Le Livre Vert affirme aussi que les mécanismes de capacité seraient des dispositifs coûteux pour les consommateurs finaux. L’argument est là encore infondé. Par exemple, dans le mécanisme français, s’il y a un déficit de capacité, le coût pour le consommateur correspondra aux investissements nécessaires pour garantir la sécurité d’approvisionnement. S’il n’y a pas de menace sur la sécurité d’approvisionnement, le prix de la capacité sera nul, tout comme le coût pour le consommateur. En tout état de cause, il n’est pas justifié que ce mécanisme représente un surcoût par rapport à d’autres formes d’organisation du marché
Autre argument du Livre Vert, les mécanismes de capacité favoriseraient les installations de production au détriment de l’effacement et freineraient le développement des EnR. A nouveau, c’est méconnaître les fondements du mécanisme.

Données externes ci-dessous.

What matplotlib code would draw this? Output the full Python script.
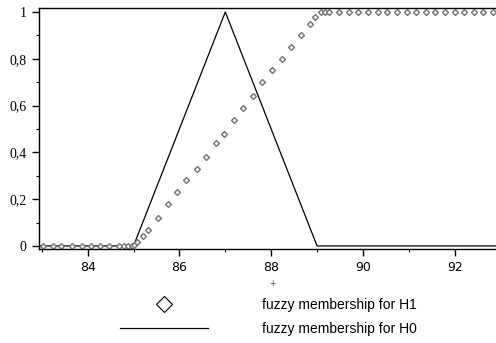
import matplotlib.pyplot as plt
from matplotlib.lines import Line2D
from matplotlib.ticker import MultipleLocator, FixedFormatter, FixedLocator

# fuzzy membership for H0 (triangle)
h0_x = [82.94, 85.0, 87.0, 89.0, 92.9]
h0_y = [0.0, 0.0, 1.0, 0.0, 0.0]

h1_x = [83.02, 83.24, 83.43, 83.66, 83.87, 84.07, 84.27, 84.47, 84.69, 84.80,
        84.89, 84.96, 85.02,
        85.08, 85.21, 85.32, 85.54, 85.75, 85.95, 86.14, 86.39, 86.58, 86.80,
        86.97, 87.19, 87.39, 87.61, 87.80, 88.02, 88.24, 88.43, 88.65, 88.84,
        88.95, 89.08, 89.17, 89.26,
        89.48, 89.70, 89.89, 90.11, 90.33, 90.52, 90.74, 90.96, 91.16, 91.37,
        91.57, 91.79, 92.01, 92.20, 92.42, 92.61, 92.83]
h1_y = [0, 0, 0, 0, 0, 0, 0, 0, 0, 0,
        0, 0, 0.005,
        0.017, 0.043, 0.068, 0.12, 0.18, 0.23, 0.28, 0.33, 0.38, 0.44,
        0.48, 0.54, 0.59, 0.64, 0.70, 0.75, 0.80, 0.85, 0.90, 0.95,
        0.98, 1, 1, 1,
        1, 1, 1, 1, 1, 1, 1, 1, 1, 1,
        1, 1, 1, 1, 1, 1, 1]

x_ticks = [84, 86, 88, 90, 92]
y_ticks = [0, 0.2, 0.4, 0.6, 0.8, 1]
y_labels = ['0', '0,2', '0,4', '0,6', '0,8', '1']
labels = ['fuzzy membership for H1', 'fuzzy membership for H0']

W, H = 496, 343
fig = plt.figure(figsize=(W / 100, H / 100), dpi=100)
ax = fig.add_axes([39 / W, 1 - 248.5 / H, 1 - 39 / W, (248.5 - 8) / H])

ax.plot(h0_x, h0_y, color='black', lw=0.9)
ax.plot(h1_x, h1_y, ls='none', marker='D', ms=3.0, mfc='white',
        mec='#707070', mew=1.0)

ax.set_xlim(82.94, 92.9)
ax.set_ylim(-0.011, 1.017)

ax.spines['right'].set_visible(False)
for s in ['left', 'bottom', 'top']:
    ax.spines[s].set_linewidth(1.0)

ax.xaxis.set_major_locator(FixedLocator(x_ticks))
ax.xaxis.set_minor_locator(MultipleLocator(1))
ax.yaxis.set_major_locator(FixedLocator(y_ticks))
ax.yaxis.set_major_formatter(FixedFormatter(y_labels))
ax.yaxis.set_minor_locator(MultipleLocator(0.1))
ax.tick_params(which='major', length=5, width=1, pad=4)
ax.tick_params(which='minor', length=2, width=0.8)
for t in ax.get_xticklabels():
    t.set_fontsize(9)
    t.set_family('DejaVu Sans')
for t in ax.get_yticklabels():
    t.set_fontsize(10)
    t.set_family('Liberation Serif')

# small mark below the 88 label
fig.text(272 / W, 1 - 283 / H, '+', fontsize=5.5, color='#444444',
         ha='center', va='center')

handles = [Line2D([], [], ls='none', marker='D', ms=8, mfc='white',
                  mec='black', mew=0.8),
           Line2D([], [], color='black', lw=0.9)]
fig.legend(handles, labels, loc='upper left',
           bbox_to_anchor=(120 / W, 1 - 298 / H), frameon=False,
           prop={'family': 'Liberation Sans', 'size': 10},
           handlelength=6.33, handletextpad=3.9, labelspacing=0.73,
           borderpad=0, borderaxespad=0, numpoints=1)

plt.savefig('out.png', dpi=100)
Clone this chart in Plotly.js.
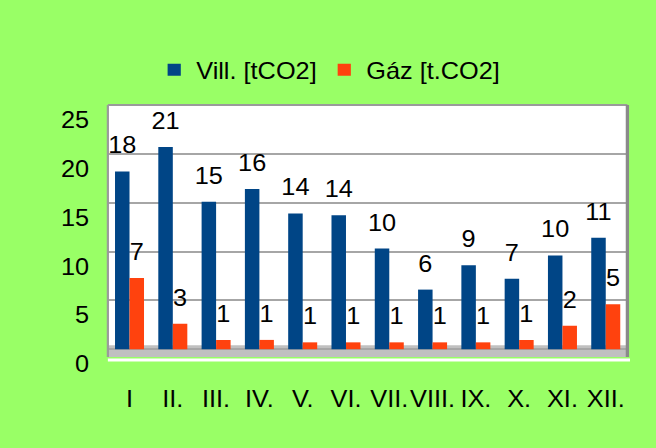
<!DOCTYPE html>
<html>
<head>
<meta charset="utf-8">
<script src="https://cdn.plot.ly/plotly-3.0.1.min.js"></script>
<style>
  html, body { margin: 0; padding: 0; background: #99ff66; overflow: hidden; }
  #chart { width: 596px; height: 448px; transform: scaleX(1.1007); transform-origin: 0 0; }
</style>
</head>
<body>
<div id="chart"></div>
<script>
// Months (Roman numerals, as in the reference)
const months = ['I', 'II.', 'III.', 'IV.', 'V.', 'VI.', 'VII.', 'VIII.', 'IX.', 'X.', 'XI.', 'XII.'];
// Electricity [tCO2]
const vill = [18.2, 20.7, 15.1, 16.4, 13.9, 13.7, 10.3, 6.1, 8.6, 7.2, 9.6, 11.4];
// Gas [t.CO2]
const gaz = [7.3, 2.6, 0.95, 0.95, 0.7, 0.7, 0.7, 0.7, 0.7, 0.95, 2.4, 4.6];

const seriesNames = ['Vill. [tCO2]', 'Gáz [t.CO2]'];
const colors = ['#004586', '#ff420e'];
const FONT = '"Liberation Sans", Arial, sans-serif';

const barTrace = (y, i) => ({
  type: 'bar', x: months, y: y, name: seriesNames[i],
  marker: { color: colors[i] }, hoverinfo: 'skip'
});
const labelTrace = (y, i) => ({
  type: 'scatter', mode: 'markers+text', x: months, y: y,
  texttemplate: '%{y:.0f}', textposition: 'top center',
  textfont: { family: FONT, size: 23, color: '#000' },
  marker: { size: 18, opacity: 0 }, showlegend: false, hoverinfo: 'skip',
  cliponaxis: false
});

const data = [barTrace(vill, 0), barTrace(gaz, 1), labelTrace(vill, 0), labelTrace(gaz, 1)];

const layout = {
  width: 596, height: 448,
  paper_bgcolor: '#99ff66', plot_bgcolor: '#ffffff',
  font: { family: FONT, size: 23, color: '#000' },
  margin: { l: 98, r: 26, t: 105, b: 91 },
  barmode: 'group', bargap: 0.33, bargroupgap: 0,
  scattermode: 'group', scattergap: 0.33,
  showlegend: true,
  legend: {
    orientation: 'h', xref: 'container', yref: 'container',
    x: 0.232, y: 0.844, xanchor: 'left', yanchor: 'middle',
    font: { family: FONT, size: 23, color: '#000' },
    bgcolor: 'rgba(0,0,0,0)', traceorder: 'normal'
  },
  xaxis: {
    type: 'category', showgrid: false, zeroline: false, showline: false,
    ticks: '', tickangle: 0, tickfont: { family: FONT, size: 23, color: '#000' },
    ticklabelstandoff: 26
  },
  yaxis: {
    range: [-0.8, 25], tickvals: [0, 5, 10, 15, 20, 25],
    showgrid: true, gridcolor: '#a6a6a6', gridwidth: 2,
    zeroline: false, showline: false, ticks: '',
    tickfont: { family: FONT, size: 23, color: '#000' },
    ticklabelshift: 15, ticklabelstandoff: 16
  },
  shapes: [
    { type: 'rect', xref: 'paper', yref: 'y', x0: 0, x1: 1, y0: -0.8, y1: 0.4,
      fillcolor: '#c0c0c0', line: { width: 0 }, layer: 'between' },
    { type: 'line', xref: 'paper', yref: 'paper', x0: 0, x1: 0, y0: 0, y1: 1,
      line: { color: '#9a9a9a', width: 2 } },
    { type: 'line', xref: 'paper', yref: 'paper', x0: 0, x1: 1, y0: 1, y1: 1,
      line: { color: '#9a9a9a', width: 2 } },
    { type: 'line', xref: 'paper', yref: 'paper', x0: 1, x1: 1, y0: 0, y1: 1,
      line: { color: '#8a8a8a', width: 3 } },
    { type: 'line', xref: 'paper', yref: 'paper', x0: 0, x1: 1.005, y0: -0.012, y1: -0.012,
      line: { color: '#ffffff', width: 3 } }
  ]
};

Plotly.newPlot('chart', data, layout, { displayModeBar: false, staticPlot: true });
</script>
</body>
</html>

En France, l’obligation de capacité vise toutes les capacités de production ou d’effacement, de façon équitable, sur la seule base de leur contribution à la sécurité d’approvisionnement.
En réalité, face à l’ampleur des difficultés à surmonter dans les années à venir, il serait stérile de vouloir opposer une solution à une autre. Il faut évaluer objectivement l’apport des différentes composantes du marché (marché « energy-only », mécanisme de capacité, réserve stratégique…) à trois grands fondamentaux structurants pour notre société : une sécurité d’approvisionnement garantie, un accès à l’énergie à un coût acceptable, et une contribution effective à la lutte contre le changement climatique. C‘est précisément l’approche pragmatique que suivent les électriciens français et allemands au travers des travaux communs qu’ils mènent depuis plusieurs mois au sein de leur partenariat UFE/BDEW/DENA.